The gap between the hyperbole and reality is an enormous chasm that threatens to swallow any real political solutions to the increased intensity and frequency of the problems that beset the majority of Americans. Political will, integrity, and imagination long ago disappeared over the edge of the chasm. In its place we have an arena covered in layers of bombastic rhetoric, demonization, ignorance, and superlative lies all of which serve to polarize a terrified populace grasping for something to believe in, something to save them. And this is where we begin to grasp at unrealistic and over-the-top solutions like carrying a gun to meet with constituents, like the insanely expensive and ineffective “Star Wars” program, like giving money to the rich while denying the poor basic life necessities. This is where our striving to be the best in some undefined category makes us very dangerous. Like the drowning man lunging at a would be rescuer, we are oblivious to the violence inherent in our increasing panic.
My friend Kathy is relieved that car technology has finally caught up with her fears.

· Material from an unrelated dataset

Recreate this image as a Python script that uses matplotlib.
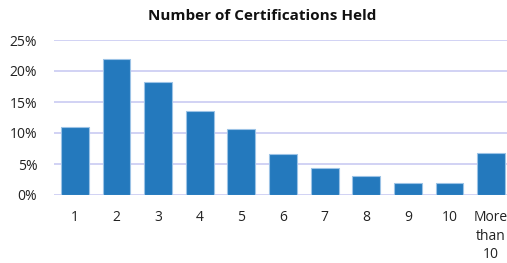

She has become increasingly aware that the big old hammer in her passenger seat would become a dangerous missile if she should ever be involved in another accident of the severity of the previous one. She says she is just about ready to remove it but for now, until she can buy a car that will allow her to escape in the event of an accident, she will keep it there as a kind of psychological safety blanket.
Would that we have the luxury of time to have some solution present itself. Would that we indulge in some courageous, honest, self-reflection that allows us to see beyond the veil of superlatives into the nature of the reality we have created. Then maybe, we might truly grow beyond our fears into a well defined best.